Source data
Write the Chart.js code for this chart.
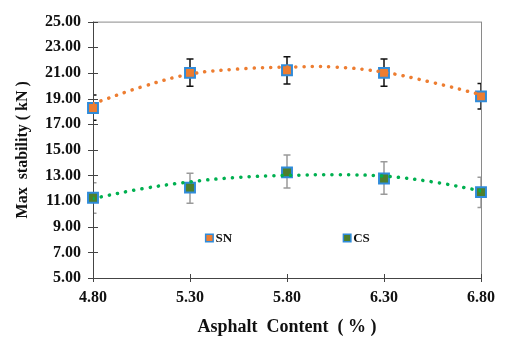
<!DOCTYPE html>
<html>
<head>
<meta charset="utf-8">
<script src="https://cdn.jsdelivr.net/npm/chart.js@4"></script>
<style>
  body { margin: 0; background: #fff; }
  canvas { display: block; }
</style>
</head>
<body>
<canvas id="chart" width="505" height="340"></canvas>
<script>
const asphalt = [4.8, 5.3, 5.8, 6.3, 6.8];
const yTicks = [5, 7, 9, 11, 13, 15, 17, 19, 21, 23, 25];

const snStability = [18.26, 21.0, 21.2, 21.0, 19.17];
const snHigh = [19.27, 22.08, 22.25, 22.08, 20.17];
const snLow = [17.31, 19.96, 20.14, 19.96, 18.18];

const csStability = [11.26, 12.05, 13.24, 12.76, 11.7];
const csHigh = [12.43, 13.17, 14.6, 14.06, 12.86];
const csLow = [10.06, 10.83, 12.02, 11.54, 10.5];

// dotted trend curves
const trendX = [4.8, 5.05, 5.3, 5.55, 5.8, 6.05, 6.3, 6.55, 6.8];
const snTrend = [18.6, 19.9, 20.9, 21.3, 21.45, 21.45, 21.05, 20.25, 19.3];
const csTrend = [11.2, 11.95, 12.5, 12.85, 13.0, 13.05, 12.95, 12.5, 11.8];

const serif = "'Liberation Serif', 'Times New Roman', serif";
const orange = "#ED7D31";
const green = "#00B050";
const darkGreen = "#4E7F2C";
const blue = "#2F8BDA";

const pts = (xs, ys) => xs.map((x, i) => ({ x: x, y: ys[i] }));

const extras = {
  id: "extras",
  beforeDatasetsDraw(chart) {
    const ctx = chart.ctx;
    const a = chart.chartArea;
    const x = chart.scales.x;
    const y = chart.scales.y;
    ctx.save();
    ctx.beginPath();
    ctx.rect(a.left, a.top, a.right - a.left, a.bottom - a.top);
    ctx.clip();
    const bars = [[snHigh, snLow, "#111"], [csHigh, csLow, "#9a9a9a"]];
    bars.forEach(([hi, lo, col]) => {
      ctx.strokeStyle = col;
      ctx.lineWidth = 1.5;
      asphalt.forEach((v, i) => {
        const px = x.getPixelForValue(v);
        const top = y.getPixelForValue(hi[i]);
        const bot = y.getPixelForValue(lo[i]);
        ctx.beginPath();
        ctx.moveTo(px, top); ctx.lineTo(px, bot);
        ctx.moveTo(px - 3.5, top); ctx.lineTo(px + 3.5, top);
        ctx.moveTo(px - 3.5, bot); ctx.lineTo(px + 3.5, bot);
        ctx.stroke();
      });
    });
    ctx.restore();

    // frame and crossing ticks
    ctx.save();
    ctx.lineWidth = 1;
    ctx.strokeStyle = "#8a8a8a";
    ctx.beginPath();
    ctx.moveTo(a.left, a.top + 0.5); ctx.lineTo(a.right, a.top + 0.5);
    ctx.moveTo(a.right + 0.5, a.top); ctx.lineTo(a.right + 0.5, a.bottom);
    ctx.stroke();
    ctx.strokeStyle = "#444";
    ctx.beginPath();
    ctx.moveTo(a.left + 0.5, a.top); ctx.lineTo(a.left + 0.5, a.bottom);
    ctx.moveTo(a.left, a.bottom + 0.5); ctx.lineTo(a.right, a.bottom + 0.5);
    yTicks.forEach(v => {
      const py = Math.round(y.getPixelForValue(v)) + 0.5;
      ctx.moveTo(a.left - 5, py); ctx.lineTo(a.left + 5, py);
    });
    asphalt.forEach(v => {
      const px = Math.round(x.getPixelForValue(v)) + 0.5;
      ctx.moveTo(px, a.bottom - 4); ctx.lineTo(px, a.bottom + 4);
    });
    ctx.stroke();
    ctx.restore();
  },
  afterDraw(chart) {
    const ctx = chart.ctx;
    const a = chart.chartArea;
    const items = [["SN", orange, 0.30], ["CS", darkGreen, 0.655]];
    ctx.save();
    ctx.font = "bold 13px " + serif;
    ctx.textBaseline = "middle";
    items.forEach(([label, fill, fx]) => {
      const lx = a.left + (a.right - a.left) * fx;
      const ly = 238;
      ctx.fillStyle = blue;
      ctx.fillRect(lx - 4.5, ly - 4.5, 9, 9);
      ctx.fillStyle = fill;
      ctx.fillRect(lx - 3, ly - 3, 6, 6);
      ctx.fillStyle = "#111";
      ctx.fillText(label, lx + 6, ly + 1);
    });
    ctx.restore();
  }
};

new Chart(document.getElementById("chart"), {
  type: "line",
  data: {
    datasets: [
      {
        label: "SN trend",
        data: pts(trendX, snTrend),
        borderColor: orange,
        borderWidth: 3.5,
        borderDash: [0.1, 8.2],
        borderCapStyle: "round",
        pointRadius: 0,
        tension: 0.4,
        fill: false
      },
      {
        label: "CS trend",
        data: pts(trendX, csTrend),
        borderColor: green,
        borderWidth: 3.5,
        borderDash: [0.1, 8.2],
        borderCapStyle: "round",
        pointRadius: 0,
        tension: 0.4,
        fill: false
      },
      {
        label: "SN",
        data: pts(asphalt, snStability),
        showLine: false,
        pointStyle: "rect",
        pointRadius: 7,
        pointBackgroundColor: orange,
        pointBorderColor: blue,
        pointBorderWidth: 2,
        clip: false
      },
      {
        label: "CS",
        data: pts(asphalt, csStability),
        showLine: false,
        pointStyle: "rect",
        pointRadius: 7,
        pointBackgroundColor: darkGreen,
        pointBorderColor: blue,
        pointBorderWidth: 2,
        clip: false
      }
    ]
  },
  options: {
    responsive: false,
    animation: false,
    devicePixelRatio: 1,
    layout: { padding: { top: 16, right: 14, left: 0, bottom: 0 } },
    plugins: {
      legend: { display: false },
      tooltip: { enabled: false }
    },
    scales: {
      x: {
        type: "linear",
        min: 4.8,
        max: 6.8,
        afterBuildTicks: scale => { scale.ticks = asphalt.map(v => ({ value: v })); },
        afterFit: scale => { scale.height = 62; },
        grid: { display: false, drawTicks: false },
        border: { display: false },
        ticks: {
          padding: 10,
          color: "#111",
          maxRotation: 0,
          font: { family: serif, size: 16, weight: "bold" },
          callback: v => v.toFixed(2)
        },
        title: {
          display: true,
          text: "Asphalt  Content  ( % )",
          color: "#111",
          padding: { top: 0, bottom: 2 },
          font: { family: serif, size: 18, weight: "bold" }
        }
      },
      y: {
        min: 5,
        max: 25,
        afterBuildTicks: scale => { scale.ticks = yTicks.map(v => ({ value: v })); },
        afterFit: scale => { scale.width = 93; },
        grid: { display: false, drawTicks: false },
        border: { display: false },
        ticks: {
          padding: 12,
          color: "#111",
          font: { family: serif, size: 16, weight: "bold" },
          callback: v => v.toFixed(2)
        },
        title: {
          display: true,
          text: "Max  stability ( kN )",
          color: "#111",
          padding: { top: 13, bottom: 0 },
          font: { family: serif, size: 16, weight: "bold" }
        }
      }
    }
  },
  plugins: [extras]
});
</script>
</body>
</html>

Your objective
Reproduce the data verbatim. Do not carry any picture into the copy.

Expected answer
Write the Chart.js code for this chart.
<!DOCTYPE html>
<html>
<head>
<meta charset="utf-8">
<script src="https://cdn.jsdelivr.net/npm/chart.js@4"></script>
<style>
  body { margin: 0; background: #fff; }
  canvas { display: block; }
</style>
</head>
<body>
<canvas id="chart" width="505" height="340"></canvas>
<script>
const asphalt = [4.8, 5.3, 5.8, 6.3, 6.8];
const yTicks = [5, 7, 9, 11, 13, 15, 17, 19, 21, 23, 25];

const snStability = [18.26, 21.0, 21.2, 21.0, 19.17];
const snHigh = [19.27, 22.08, 22.25, 22.08, 20.17];
const snLow = [17.31, 19.96, 20.14, 19.96, 18.18];

const csStability = [11.26, 12.05, 13.24, 12.76, 11.7];
const csHigh = [12.43, 13.17, 14.6, 14.06, 12.86];
const csLow = [10.06, 10.83, 12.02, 11.54, 10.5];

// dotted trend curves
const trendX = [4.8, 5.05, 5.3, 5.55, 5.8, 6.05, 6.3, 6.55, 6.8];
const snTrend = [18.6, 19.9, 20.9, 21.3, 21.45, 21.45, 21.05, 20.25, 19.3];
const csTrend = [11.2, 11.95, 12.5, 12.85, 13.0, 13.05, 12.95, 12.5, 11.8];

const serif = "'Liberation Serif', 'Times New Roman', serif";
const orange = "#ED7D31";
const green = "#00B050";
const darkGreen = "#4E7F2C";
const blue = "#2F8BDA";

const pts = (xs, ys) => xs.map((x, i) => ({ x: x, y: ys[i] }));

const extras = {
  id: "extras",
  beforeDatasetsDraw(chart) {
    const ctx = chart.ctx;
    const a = chart.chartArea;
    const x = chart.scales.x;
    const y = chart.scales.y;
    ctx.save();
    ctx.beginPath();
    ctx.rect(a.left, a.top, a.right - a.left, a.bottom - a.top);
    ctx.clip();
    const bars = [[snHigh, snLow, "#111"], [csHigh, csLow, "#9a9a9a"]];
    bars.forEach(([hi, lo, col]) => {
      ctx.strokeStyle = col;
      ctx.lineWidth = 1.5;
      asphalt.forEach((v, i) => {
        const px = x.getPixelForValue(v);
        const top = y.getPixelForValue(hi[i]);
        const bot = y.getPixelForValue(lo[i]);
        ctx.beginPath();
        ctx.moveTo(px, top); ctx.lineTo(px, bot);
        ctx.moveTo(px - 3.5, top); ctx.lineTo(px + 3.5, top);
        ctx.moveTo(px - 3.5, bot); ctx.lineTo(px + 3.5, bot);
        ctx.stroke();
      });
    });
    ctx.restore();

    // frame and crossing ticks
    ctx.save();
    ctx.lineWidth = 1;
    ctx.strokeStyle = "#8a8a8a";
    ctx.beginPath();
    ctx.moveTo(a.left, a.top + 0.5); ctx.lineTo(a.right, a.top + 0.5);
    ctx.moveTo(a.right + 0.5, a.top); ctx.lineTo(a.right + 0.5, a.bottom);
    ctx.stroke();
    ctx.strokeStyle = "#444";
    ctx.beginPath();
    ctx.moveTo(a.left + 0.5, a.top); ctx.lineTo(a.left + 0.5, a.bottom);
    ctx.moveTo(a.left, a.bottom + 0.5); ctx.lineTo(a.right, a.bottom + 0.5);
    yTicks.forEach(v => {
      const py = Math.round(y.getPixelForValue(v)) + 0.5;
      ctx.moveTo(a.left - 5, py); ctx.lineTo(a.left + 5, py);
    });
    asphalt.forEach(v => {
      const px = Math.round(x.getPixelForValue(v)) + 0.5;
      ctx.moveTo(px, a.bottom - 4); ctx.lineTo(px, a.bottom + 4);
    });
    ctx.stroke();
    ctx.restore();
  },
  afterDraw(chart) {
    const ctx = chart.ctx;
    const a = chart.chartArea;
    const items = [["SN", orange, 0.30], ["CS", darkGreen, 0.655]];
    ctx.save();
    ctx.font = "bold 13px " + serif;
    ctx.textBaseline = "middle";
    items.forEach(([label, fill, fx]) => {
      const lx = a.left + (a.right - a.left) * fx;
      const ly = 238;
      ctx.fillStyle = blue;
      ctx.fillRect(lx - 4.5, ly - 4.5, 9, 9);
      ctx.fillStyle = fill;
      ctx.fillRect(lx - 3, ly - 3, 6, 6);
      ctx.fillStyle = "#111";
      ctx.fillText(label, lx + 6, ly + 1);
    });
    ctx.restore();
  }
};

new Chart(document.getElementById("chart"), {
  type: "line",
  data: {
    datasets: [
      {
        label: "SN trend",
        data: pts(trendX, snTrend),
        borderColor: orange,
        borderWidth: 3.5,
        borderDash: [0.1, 8.2],
        borderCapStyle: "round",
        pointRadius: 0,
        tension: 0.4,
        fill: false
      },
      {
        label: "CS trend",
        data: pts(trendX, csTrend),
        borderColor: green,
        borderWidth: 3.5,
        borderDash: [0.1, 8.2],
        borderCapStyle: "round",
        pointRadius: 0,
        tension: 0.4,
        fill: false
      },
      {
        label: "SN",
        data: pts(asphalt, snStability),
        showLine: false,
        pointStyle: "rect",
        pointRadius: 7,
        pointBackgroundColor: orange,
        pointBorderColor: blue,
        pointBorderWidth: 2,
        clip: false
      },
      {
        label: "CS",
        data: pts(asphalt, csStability),
        showLine: false,
        pointStyle: "rect",
        pointRadius: 7,
        pointBackgroundColor: darkGreen,
        pointBorderColor: blue,
        pointBorderWidth: 2,
        clip: false
      }
    ]
  },
  options: {
    responsive: false,
    animation: false,
    devicePixelRatio: 1,
    layout: { padding: { top: 16, right: 14, left: 0, bottom: 0 } },
    plugins: {
      legend: { display: false },
      tooltip: { enabled: false }
    },
    scales: {
      x: {
        type: "linear",
        min: 4.8,
        max: 6.8,
        afterBuildTicks: scale => { scale.ticks = asphalt.map(v => ({ value: v })); },
        afterFit: scale => { scale.height = 62; },
        grid: { display: false, drawTicks: false },
        border: { display: false },
        ticks: {
          padding: 10,
          color: "#111",
          maxRotation: 0,
          font: { family: serif, size: 16, weight: "bold" },
          callback: v => v.toFixed(2)
        },
        title: {
          display: true,
          text: "Asphalt  Content  ( % )",
          color: "#111",
          padding: { top: 0, bottom: 2 },
          font: { family: serif, size: 18, weight: "bold" }
        }
      },
      y: {
        min: 5,
        max: 25,
        afterBuildTicks: scale => { scale.ticks = yTicks.map(v => ({ value: v })); },
        afterFit: scale => { scale.width = 93; },
        grid: { display: false, drawTicks: false },
        border: { display: false },
        ticks: {
          padding: 12,
          color: "#111",
          font: { family: serif, size: 16, weight: "bold" },
          callback: v => v.toFixed(2)
        },
        title: {
          display: true,
          text: "Max  stability ( kN )",
          color: "#111",
          padding: { top: 13, bottom: 0 },
          font: { family: serif, size: 16, weight: "bold" }
        }
      }
    }
  },
  plugins: [extras]
});
</script>
</body>
</html>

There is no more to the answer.